Dr. Andre Fenton
Education:
| B.Sc. Biology | McGill University, Montreal | Gerald Pollack | neurobiology of crickets | ||||||||
| Research Assistant | Institute of Physiology, Prague | Bureš lab | interhemispheric transfer of information | ||||||||
| Ph.D. | SUNY Downstate | neurons involved in navigation and spatial memory | |||||||||
Post-doctoral:
| Laboratory Head | Institute of Physiology, Prague | Dept. Neurophysiology of Memory | Invented rotating arena tasks, place cell overdispersion and during navigation | ||||||||
| Breakthrough in neuroscience | SUNY Downstate | With Dr. Todd Sacktor | importance of protein kinase M zeta for maintaining memory and long-term potentiation | ||||||||
| co-founded Bio-Signal Group | medtech company | develops and sells miniaturized electroencephalography (EEG) machines and easy-to-use electrodes to assess brain function by measuring electrical brain activity from the scalps of people | |||||||||
| Professor of neural science | New York University | Neurobiology of Cognition Laboratory | molecular, neural, behavioral and computational aspects of memory | ||||||||
Talk title: Cognition in the noise: remembering, remapping, and reframing cognition dynamics
How do we learn and know? For much of my career it was assumed that neurons respond to external stimuli as if to represent them, but an equally plausible model asserts that neuronal activity is fundamentally internally-organized and instead fit to external features. I will report on our investigations of acquired cognition through studies of spatially-tuned cells in the medial entorhinal cortex and hippocampus. We started with the “noise,” uncertainty of spatially tuned action potential discharge, a clue that cognitive variables might be in that noise. I’ll then discuss the discharge of head-direction cells in the medial entorhinal cortex, which remain internally-organized during navigation, despite their apparent loss of directional tuning to external features. We will then briefly consider how cognitive control training causes learning to learn and persistently altered information processing across synaptic populations of the entorhinal-hippocampal system. Finally, I will discuss recent studies of the remapping phenomenon, in which place fields rearrange according to cell-specific rules when the environment changes. A number of observations challenge the concept of ‘remapping,’ suggesting instead that hippocampal neural activity is ‘reregistered’ because network activity is fundamentally internally-organized such that cofiring relationships amongst the cells are largely invariant across distinct environments, despite the cell-specific rearrangement of place fields. Collectively these studies promote a view that rather than represent external information, subjective, internally-organized activity in the entorhinal-hippocampal circuit is actively fit to the environment for processing information that enables navigation and serves cognition.
About Dr. Andre Fenton:
Dr. Andre Fenton and his group are investigating the role of the hippocampus in controlling how we choose relevant information to process, by studying the interaction of memories and neural activity in signaling information from multiple spatial frames. While rats and mice solve problems that require using relevant information and ignoring distractions, they make recordings from multiple sites and use computational tools to decode information from these recordings about cognitive variables like current location, memory, attention, and cognitive control. Evidence from this work suggests that neural activity is exquisitely coordinated on multiple time scales from milliseconds to minutes, so that neurons that represent the same information discharge together in time, but are desynchronized when representing conflicting information. They are studying specific disturbances of this neural coordination in rat and mouse models of schizophrenia, intellectual disability, autism, depression, epilepsy, and traumatic brain injury.

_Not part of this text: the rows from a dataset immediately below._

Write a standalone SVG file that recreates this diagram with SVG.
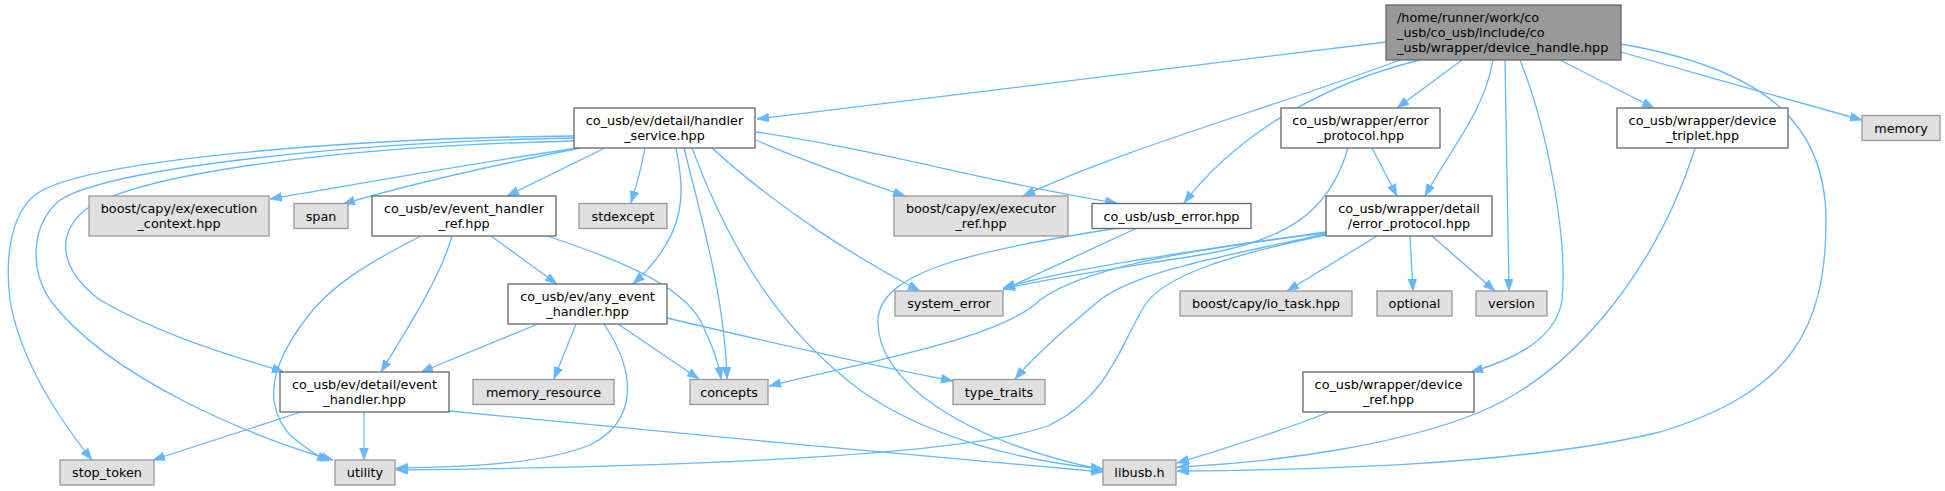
<svg xmlns="http://www.w3.org/2000/svg" width="1945" height="491" viewBox="0 0 1945 491">
<style>
.bg{fill:#ffffff}
.n rect{fill:#ffffff;stroke:#666666;stroke-width:1.3}
.x rect{fill:#e0e0e0;stroke:#999999;stroke-width:1.3}
.m rect{fill:#999999;stroke:#666666;stroke-width:1.3}
text{font-family:"DejaVu Sans","Liberation Sans",sans-serif;font-size:12.8px;fill:#000000;text-anchor:middle}
.e path{fill:none;stroke:#63b8ff;stroke-width:1.3;marker-end:url(#a)}
</style>
<defs>
<marker id="a" markerUnits="userSpaceOnUse" markerWidth="13" markerHeight="10" refX="12" refY="4.5" orient="auto">
<path d="M0,0 L12,4.5 L0,9 z" fill="#63b8ff" stroke="#63b8ff" stroke-width="0.5"/>
</marker>
</defs>
<rect class="bg" x="0" y="0" width="1945" height="491"/>
<g id="edges" class="e">
<!-- main -->
<path d="M1386,42 L757,119"/>
<path d="M1400,60 C1280,105 1120,150 1023,196"/>
<path d="M1420,60 C1330,82 1240,130 1184,203"/>
<path d="M1462,60 L1397,108"/>
<path d="M1493,60 C1485,110 1450,150 1425,196"/>
<path d="M1505,60 C1506,150 1508,220 1509,291"/>
<path d="M1520,60 C1548,130 1568,240 1562,300 C1556,340 1512,360 1471,372"/>
<path d="M1560,60 L1654,108"/>
<path d="M1621,52 C1700,75 1790,100 1862,120"/>
<path d="M1621,44 C1760,68 1826,120 1826,220 C1826,330 1790,392 1660,432 C1520,466 1300,470 1177,471"/>
<!-- handler_service -->
<path d="M578,148 C480,162 370,182 270,199"/>
<path d="M580,148 C480,168 400,187 343,204"/>
<path d="M605,148 L507,196"/>
<path d="M645,148 C640,175 635,190 631,203"/>
<path d="M676,148 C684,190 690,232 633,284"/>
<path d="M684,148 C702,220 725,300 727,379"/>
<path d="M712,148 C780,210 860,260 920,291"/>
<path d="M756,140 C800,160 860,180 905,196"/>
<path d="M756,132 C880,150 1000,185 1117,203"/>
<path d="M692,148 C730,250 780,330 860,390 C930,440 1030,462 1103,469"/>
<path d="M574,136 C350,138 80,160 35,195 C10,215 5,260 10,300 C20,360 60,420 92,460"/>
<path d="M574,138 C350,142 110,168 60,200 C30,225 30,270 50,300 C110,380 260,440 333,460"/>
<path d="M574,141 C350,146 140,172 85,210 C55,235 60,270 100,300 C160,335 230,355 284,372"/>
<!-- event_handler_ref -->
<path d="M491,236 L557,284"/>
<path d="M452,236 C440,280 400,340 381,372"/>
<path d="M421,236 C370,262 330,285 305,320 C275,360 260,400 290,435 C305,448 315,455 329,461"/>
<path d="M547,236 C620,260 680,285 700,320 C712,345 718,360 721,379"/>
<!-- any_event_handler -->
<path d="M538,324 L421,372"/>
<path d="M576,324 L554,379"/>
<path d="M604,324 C635,370 640,420 590,445 C540,465 460,467 396,468"/>
<path d="M618,324 L699,379"/>
<path d="M667,318 C760,340 870,365 953,381"/>
<!-- event_handler -->
<path d="M301,412 L153,460"/>
<path d="M364,412 L364,460"/>
<path d="M449,411 C650,430 900,455 1103,472"/>
<!-- usb_error -->
<path d="M1137,228 L1003,290"/>
<path d="M1118,228 C980,250 880,270 878,320 C876,380 960,440 1103,470"/>
<!-- wrapper/error_protocol -->
<path d="M1372,148 L1397,196"/>
<path d="M1348,148 C1330,210 1290,240 1200,255 C1120,268 1050,278 1003,289"/>
<!-- detail/error_protocol -->
<path d="M1326,232 C1200,250 1070,268 1003,288"/>
<path d="M1326,233 C1180,250 1080,270 1040,300 C1000,340 850,365 769,386"/>
<path d="M1326,234 C1230,255 1140,270 1100,300 C1070,325 1040,350 1015,379"/>
<path d="M1326,235 C1230,255 1165,275 1145,305 C1120,345 1110,395 1050,425 C960,460 600,468 396,470"/>
<path d="M1377,236 L1287,291"/>
<path d="M1410,236 L1413,291"/>
<path d="M1432,236 L1495,291"/>
<!-- device_triplet / device_ref -->
<path d="M1695,148 C1660,260 1580,370 1480,412 C1400,445 1280,462 1177,467"/>
<path d="M1329,412 C1280,432 1220,450 1177,463"/>
</g>
<g id="main" class="m"><rect x="1386" y="5" width="235" height="55"/>
<text x="1397" y="22" style="text-anchor:start">/home/runner/work/co</text>
<text x="1397" y="37" style="text-anchor:start">_usb/co_usb/include/co</text>
<text x="1397" y="52" style="text-anchor:start">_usb/wrapper/device_handle.hpp</text></g>
<g id="handler_service" class="n"><rect x="574" y="108" width="181" height="40"/>
<text x="664.5" y="125">co_usb/ev/detail/handler</text><text x="664.5" y="140">_service.hpp</text></g>
<g id="execution_context" class="x"><rect x="89" y="196" width="180" height="40"/>
<text x="179" y="213">boost/capy/ex/execution</text><text x="179" y="228">_context.hpp</text></g>
<g id="span" class="x"><rect x="294" y="203.5" width="54" height="25"/><text x="321" y="220.5">span</text></g>
<g id="event_handler_ref" class="n"><rect x="372" y="196" width="184" height="40"/>
<text x="464" y="213">co_usb/ev/event_handler</text><text x="464" y="228">_ref.hpp</text></g>
<g id="stdexcept" class="x"><rect x="579" y="203.5" width="88" height="25"/><text x="623" y="220.5">stdexcept</text></g>
<g id="executor_ref" class="x"><rect x="894" y="196" width="174" height="40"/>
<text x="981" y="213">boost/capy/ex/executor</text><text x="981" y="228">_ref.hpp</text></g>
<g id="usb_error" class="n"><rect x="1092" y="203.5" width="159" height="25"/><text x="1171.5" y="220.5">co_usb/usb_error.hpp</text></g>
<g id="wrapper_error_protocol" class="n"><rect x="1281" y="108" width="159" height="40"/>
<text x="1360.5" y="125">co_usb/wrapper/error</text><text x="1360.5" y="140">_protocol.hpp</text></g>
<g id="detail_error_protocol" class="n"><rect x="1326" y="196" width="166" height="40"/>
<text x="1409" y="213">co_usb/wrapper/detail</text><text x="1409" y="228">/error_protocol.hpp</text></g>
<g id="device_triplet" class="n"><rect x="1617" y="108" width="171" height="40"/>
<text x="1702.5" y="125">co_usb/wrapper/device</text><text x="1702.5" y="140">_triplet.hpp</text></g>
<g id="memory" class="x"><rect x="1862" y="115.5" width="78" height="25"/><text x="1901" y="132.5">memory</text></g>
<g id="any_event_handler" class="n"><rect x="508" y="284" width="159" height="40"/>
<text x="587.5" y="301">co_usb/ev/any_event</text><text x="587.5" y="316">_handler.hpp</text></g>
<g id="system_error" class="x"><rect x="895" y="291" width="108" height="25"/><text x="949" y="308">system_error</text></g>
<g id="io_task" class="x"><rect x="1180" y="291" width="172" height="25"/><text x="1266" y="308">boost/capy/io_task.hpp</text></g>
<g id="optional" class="x"><rect x="1377" y="291" width="75" height="25"/><text x="1414.5" y="308">optional</text></g>
<g id="version" class="x"><rect x="1476" y="291" width="71" height="25"/><text x="1511.5" y="308">version</text></g>
<g id="event_handler" class="n"><rect x="280" y="372" width="169" height="40"/>
<text x="364.5" y="389">co_usb/ev/detail/event</text><text x="364.5" y="404">_handler.hpp</text></g>
<g id="memory_resource" class="x"><rect x="473" y="379.5" width="141" height="25"/><text x="543.5" y="396.5">memory_resource</text></g>
<g id="concepts" class="x"><rect x="690" y="379.5" width="78" height="25"/><text x="729" y="396.5">concepts</text></g>
<g id="type_traits" class="x"><rect x="953" y="379.5" width="92" height="25"/><text x="999" y="396.5">type_traits</text></g>
<g id="device_ref" class="n"><rect x="1303" y="372" width="171" height="40"/>
<text x="1388.5" y="389">co_usb/wrapper/device</text><text x="1388.5" y="404">_ref.hpp</text></g>
<g id="stop_token" class="x"><rect x="60" y="460" width="94" height="25"/><text x="107" y="477">stop_token</text></g>
<g id="utility" class="x"><rect x="335" y="460" width="60" height="25"/><text x="365" y="477">utility</text></g>
<g id="libusb" class="x"><rect x="1103" y="460" width="73" height="25"/><text x="1139.5" y="477">libusb.h</text></g>
</svg>
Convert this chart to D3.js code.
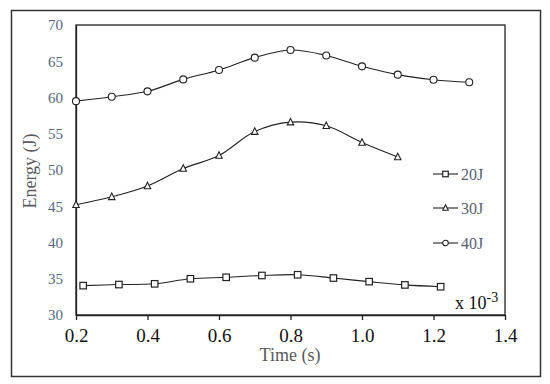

They have developed an inexpensive, miniature, wireless digital device for recording electrical brain activity from rats that have spontaneous seizures and abnormalities of neural coordination. Together with business and engineering partners, they founded Bio-Signal Group Corp. and have developed their brain-recording technology for medical applications in both conventional and novel clinical settings.
In response to the COVID-19 pandemic, André organized a volunteer group that designed and implemented a CPAP-Oxygen helmet treatment for COVID-19 in Nigeria and other LMICs and founded Med2.0 to use information technology for the patient-centric coordination of behavioral health services that is desperately needed to equitably deliver care for mental health.
André hosts “The Data Set” a new web series launching this winter on how data and analytics are being used to solve some of humanity’s biggest problems.